The sudsy water then reminded me of a quote from a short story by writer Lucia Berlin, which we came across as we worked on “Lost and Found,” one of the photo essays in HOME. It’s the opening line of her short story “Mourning,” from her collection A Manual for Cleaning Women:
“I love houses, all the things they tell me, so that’s one reason I don’t mind working as a cleaning woman. It’s just like reading a book.”
It’s funny how memory works, especially when it fixates on a theme. Berlin’s words reminded me of Saturday mornings when I was a kid, when my family cleaned the house. My brother and I alternated vacuuming and dusting, while our mom tackled the kitchen and bathrooms and dad did the yard work, minor repairs, stuff like that. We were a family cleaning machine and the routine was ironclad. I’d like to say I kept with it as an adult, but no. I’ll do almost anything to avoid cleaning, let alone make a routine of it. It’s just not that high on my list.
Contrast this with a close friend of mine who finds her zen in vacuuming. Another friend prefers washing dishes over using her dishwasher, explaining that the warm soapy water feels good on her hands. Still another friend loves mowing and edging his yard, reveling in the order created from overgrown grass and scattered weeds.

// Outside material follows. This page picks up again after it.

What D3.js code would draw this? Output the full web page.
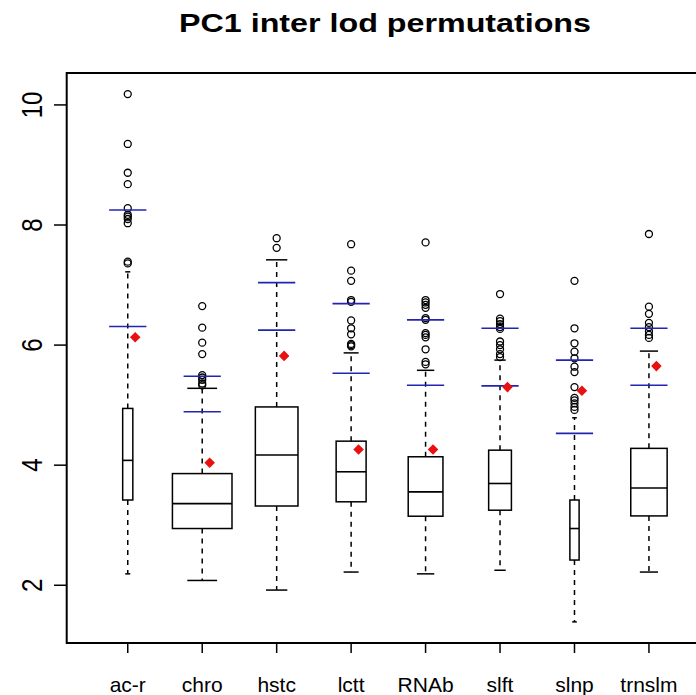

I can appreciate their affinity for these everyday tasks, and the quiet comfort of familiar routine. The mindless repetition of washing, wiping, tidying and cleaning offers us quiet moments to think, to remember, to work through a problem, to imagine winning an Oscar.
We bring these parts of us into being over a sinkful of dishes, or while folding a basket of laundry, or even shoveling snow that accumulates a few inches in February. These tasks are part of what makes a home, the routine responsibilities that when you think about it offer their own grace. They give us permission to think, for our minds to wander to places that matter most.